### [Recorded data]

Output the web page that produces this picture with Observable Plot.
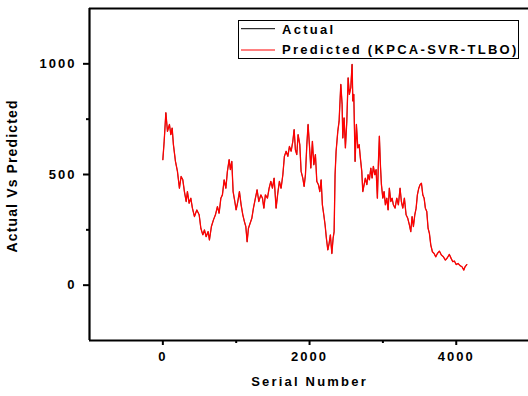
<!DOCTYPE html>
<html>
<head>
<meta charset="utf-8">
<script src="https://cdn.jsdelivr.net/npm/d3@7"></script>
<script src="https://cdn.jsdelivr.net/npm/@observablehq/plot@0.6"></script>
<style>
  html, body { margin: 0; padding: 0; background: #fff; }
  #chart { width: 528px; height: 396px; overflow: hidden; }
  svg { font-family: "Liberation Sans", Arial, sans-serif; font-weight: bold; }
</style>
</head>
<body>
<div id="chart"></div>
<script>
const serial = [0,18,41,63,90,109,127,144,172,199,226,249,272,294,318,335,358,381,403,431,463,495,518,545,567,590,617,635,662,690,717,744,767,791,812,836,859,880,904,921,940,958,981,999,1022,1044,1067,1090,1112,1131,1149,1167,1190,1213,1235,1262,1285,1308,1336,1358,1377,1398,1426,1449,1472,1494,1517,1544,1567,1589,1612,1636,1657,1681,1704,1726,1749,1772,1790,1807,1826,1844,1867,1885,1908,1926,1944,1963,1980,1998,2017,2039,2058,2080,2099,2121,2140,2158,2175,2194,2212,2230,2249,2267,2284,2304,2321,2335,2348,2362,2385,2403,2407,2426,2444,2453,2471,2489,2508,2526,2543,2562,2580,2590,2603,2621,2639,2658,2676,2693,2712,2726,2744,2761,2781,2798,2816,2835,2853,2870,2890,2907,2925,2939,2952,2966,2980,2999,3016,3034,3053,3071,3088,3108,3125,3143,3166,3189,3211,3234,3252,3271,3293,3316,3339,3361,3380,3398,3416,3435,3453,3470,3489,3507,3525,3544,3562,3579,3598,3616,3634,3653,3675,3698,3721,3743,3770,3797,3825,3852,3879,3906,3930,3953,3975,3998,4025,4052,4079,4103,4120,4143];
const actual = [567,650,779,695,726,680,710,635,559,514,438,491,476,423,378,423,370,393,348,310,340,318,257,227,250,219,242,204,265,295,318,355,325,393,408,476,438,514,567,522,559,423,378,340,378,423,363,318,287,265,196,257,280,302,348,393,431,378,408,393,348,408,393,438,469,438,484,348,416,469,438,499,582,605,582,627,605,650,703,612,590,680,635,514,484,446,499,635,726,635,529,650,544,590,469,454,423,476,363,318,272,211,159,189,227,143,211,242,499,605,695,741,771,907,817,665,756,620,741,937,862,892,998,832,862,559,726,620,635,574,514,423,454,484,454,499,476,529,484,537,499,522,393,559,673,544,454,393,423,363,393,340,438,378,393,363,348,393,363,438,378,348,393,318,302,272,242,310,265,318,348,408,438,454,461,408,393,348,333,257,234,181,151,143,128,143,154,136,128,113,124,139,121,106,109,93,98,88,83,68,83,93];
// Predicted (KPCA-SVR-TLBO) tracks the actual series to within the line width
const predicted = actual.slice();

const yMajor = [0, 500, 1000];
const yMinor = [250, 750];
const xMajor = [0, 2000, 4000];
const xMinor = [1000, 3000];

const rows = serial.map((s, i) => ({s, a: actual[i], p: predicted[i]}));

const plot = Plot.plot({
  width: 528,
  height: 396,
  marginLeft: 89,
  marginRight: 0,
  marginTop: 8,
  marginBottom: 56,
  style: {background: "#fff", color: "#000", fontSize: "13px", overflow: "visible"},
  x: {domain: [-1000, 4985]},
  y: {domain: [-250, 1250]},
  marks: [
    Plot.axisY(yMajor, {tickSize: 6, tickPadding: 7, strokeWidth: 2, fontSize: 13, fontWeight: "bold", tickFormat: "d", label: null}),
    Plot.axisY(yMinor, {tickSize: 3, strokeWidth: 2, text: null, label: null}),
    Plot.axisX(xMajor, {tickSize: 5, tickPadding: 6, strokeWidth: 2, fontSize: 13, fontWeight: "bold", tickFormat: "d", label: null}),
    Plot.axisX(xMinor, {tickSize: 3, strokeWidth: 2, text: null, label: null}),
    Plot.ruleX([-1000], {strokeWidth: 2.2}),
    Plot.ruleY([-250, 1250], {strokeWidth: 2.2}),
    Plot.lineY(rows, {x: "s", y: "a", stroke: "#000", strokeWidth: 0.6}),
    Plot.lineY(rows, {x: "s", y: "p", stroke: "#ff0000", strokeWidth: 1.3}),
    Plot.text(["Actual Vs Predicted"], {frameAnchor: "left", textAnchor: "middle", dx: -77, dy: 2, rotate: -90, fontSize: 14, fontWeight: "bold"}),
    Plot.text(["Serial Number"], {x: [2000], frameAnchor: "bottom", dy: 45, fontSize: 13, fontWeight: "bold"})
  ]
});

document.getElementById("chart").appendChild(plot);

const svg = d3.select(plot);
// letter spacing as in the reference typography
svg.selectAll("text").each(function () {
  const t = this.textContent;
  if (/^\d+$/.test(t)) this.style.letterSpacing = "2px";
  else if (t === "Serial Number") this.style.letterSpacing = "2.2px";
  else if (t === "Actual Vs Predicted") {
    this.setAttribute("textLength", 152);
    this.setAttribute("lengthAdjust", "spacing");
  }
});

// Legend box
const lg = svg.append("g").attr("class", "legend");
lg.append("rect").attr("x", 238.5).attr("y", 20.5).attr("width", 280).attr("height", 38)
  .attr("fill", "#fff").attr("stroke", "#000").attr("stroke-width", 1);
const items = [["Actual", "#000", 28.7, 33.5], ["Predicted (KPCA-SVR-TLBO)", "#ff0000", 50, 53.5]];
for (const [label, color, ly, ty] of items) {
  lg.append("line").attr("x1", 241).attr("x2", 275).attr("y1", ly).attr("y2", ly)
    .attr("stroke", color).attr("stroke-width", 1);
  lg.append("text").attr("x", 282).attr("y", ty).text(label)
    .attr("text-anchor", "start").attr("fill", "#000")
    .attr("font-size", 13).attr("font-weight", "bold").style("letter-spacing", "2.3px");
}
</script>
</body>
</html>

### [Aim of the task]
Write out the data precisely as given, excluding the pictures.

### [Solution]
Output the web page that produces this picture with Observable Plot.
<!DOCTYPE html>
<html>
<head>
<meta charset="utf-8">
<script src="https://cdn.jsdelivr.net/npm/d3@7"></script>
<script src="https://cdn.jsdelivr.net/npm/@observablehq/plot@0.6"></script>
<style>
  html, body { margin: 0; padding: 0; background: #fff; }
  #chart { width: 528px; height: 396px; overflow: hidden; }
  svg { font-family: "Liberation Sans", Arial, sans-serif; font-weight: bold; }
</style>
</head>
<body>
<div id="chart"></div>
<script>
const serial = [0,18,41,63,90,109,127,144,172,199,226,249,272,294,318,335,358,381,403,431,463,495,518,545,567,590,617,635,662,690,717,744,767,791,812,836,859,880,904,921,940,958,981,999,1022,1044,1067,1090,1112,1131,1149,1167,1190,1213,1235,1262,1285,1308,1336,1358,1377,1398,1426,1449,1472,1494,1517,1544,1567,1589,1612,1636,1657,1681,1704,1726,1749,1772,1790,1807,1826,1844,1867,1885,1908,1926,1944,1963,1980,1998,2017,2039,2058,2080,2099,2121,2140,2158,2175,2194,2212,2230,2249,2267,2284,2304,2321,2335,2348,2362,2385,2403,2407,2426,2444,2453,2471,2489,2508,2526,2543,2562,2580,2590,2603,2621,2639,2658,2676,2693,2712,2726,2744,2761,2781,2798,2816,2835,2853,2870,2890,2907,2925,2939,2952,2966,2980,2999,3016,3034,3053,3071,3088,3108,3125,3143,3166,3189,3211,3234,3252,3271,3293,3316,3339,3361,3380,3398,3416,3435,3453,3470,3489,3507,3525,3544,3562,3579,3598,3616,3634,3653,3675,3698,3721,3743,3770,3797,3825,3852,3879,3906,3930,3953,3975,3998,4025,4052,4079,4103,4120,4143];
const actual = [567,650,779,695,726,680,710,635,559,514,438,491,476,423,378,423,370,393,348,310,340,318,257,227,250,219,242,204,265,295,318,355,325,393,408,476,438,514,567,522,559,423,378,340,378,423,363,318,287,265,196,257,280,302,348,393,431,378,408,393,348,408,393,438,469,438,484,348,416,469,438,499,582,605,582,627,605,650,703,612,590,680,635,514,484,446,499,635,726,635,529,650,544,590,469,454,423,476,363,318,272,211,159,189,227,143,211,242,499,605,695,741,771,907,817,665,756,620,741,937,862,892,998,832,862,559,726,620,635,574,514,423,454,484,454,499,476,529,484,537,499,522,393,559,673,544,454,393,423,363,393,340,438,378,393,363,348,393,363,438,378,348,393,318,302,272,242,310,265,318,348,408,438,454,461,408,393,348,333,257,234,181,151,143,128,143,154,136,128,113,124,139,121,106,109,93,98,88,83,68,83,93];
// Predicted (KPCA-SVR-TLBO) tracks the actual series to within the line width
const predicted = actual.slice();

const yMajor = [0, 500, 1000];
const yMinor = [250, 750];
const xMajor = [0, 2000, 4000];
const xMinor = [1000, 3000];

const rows = serial.map((s, i) => ({s, a: actual[i], p: predicted[i]}));

const plot = Plot.plot({
  width: 528,
  height: 396,
  marginLeft: 89,
  marginRight: 0,
  marginTop: 8,
  marginBottom: 56,
  style: {background: "#fff", color: "#000", fontSize: "13px", overflow: "visible"},
  x: {domain: [-1000, 4985]},
  y: {domain: [-250, 1250]},
  marks: [
    Plot.axisY(yMajor, {tickSize: 6, tickPadding: 7, strokeWidth: 2, fontSize: 13, fontWeight: "bold", tickFormat: "d", label: null}),
    Plot.axisY(yMinor, {tickSize: 3, strokeWidth: 2, text: null, label: null}),
    Plot.axisX(xMajor, {tickSize: 5, tickPadding: 6, strokeWidth: 2, fontSize: 13, fontWeight: "bold", tickFormat: "d", label: null}),
    Plot.axisX(xMinor, {tickSize: 3, strokeWidth: 2, text: null, label: null}),
    Plot.ruleX([-1000], {strokeWidth: 2.2}),
    Plot.ruleY([-250, 1250], {strokeWidth: 2.2}),
    Plot.lineY(rows, {x: "s", y: "a", stroke: "#000", strokeWidth: 0.6}),
    Plot.lineY(rows, {x: "s", y: "p", stroke: "#ff0000", strokeWidth: 1.3}),
    Plot.text(["Actual Vs Predicted"], {frameAnchor: "left", textAnchor: "middle", dx: -77, dy: 2, rotate: -90, fontSize: 14, fontWeight: "bold"}),
    Plot.text(["Serial Number"], {x: [2000], frameAnchor: "bottom", dy: 45, fontSize: 13, fontWeight: "bold"})
  ]
});

document.getElementById("chart").appendChild(plot);

const svg = d3.select(plot);
// letter spacing as in the reference typography
svg.selectAll("text").each(function () {
  const t = this.textContent;
  if (/^\d+$/.test(t)) this.style.letterSpacing = "2px";
  else if (t === "Serial Number") this.style.letterSpacing = "2.2px";
  else if (t === "Actual Vs Predicted") {
    this.setAttribute("textLength", 152);
    this.setAttribute("lengthAdjust", "spacing");
  }
});

// Legend box
const lg = svg.append("g").attr("class", "legend");
lg.append("rect").attr("x", 238.5).attr("y", 20.5).attr("width", 280).attr("height", 38)
  .attr("fill", "#fff").attr("stroke", "#000").attr("stroke-width", 1);
const items = [["Actual", "#000", 28.7, 33.5], ["Predicted (KPCA-SVR-TLBO)", "#ff0000", 50, 53.5]];
for (const [label, color, ly, ty] of items) {
  lg.append("line").attr("x1", 241).attr("x2", 275).attr("y1", ly).attr("y2", ly)
    .attr("stroke", color).attr("stroke-width", 1);
  lg.append("text").attr("x", 282).attr("y", ty).text(label)
    .attr("text-anchor", "start").attr("fill", "#000")
    .attr("font-size", 13).attr("font-weight", "bold").style("letter-spacing", "2.3px");
}
</script>
</body>
</html>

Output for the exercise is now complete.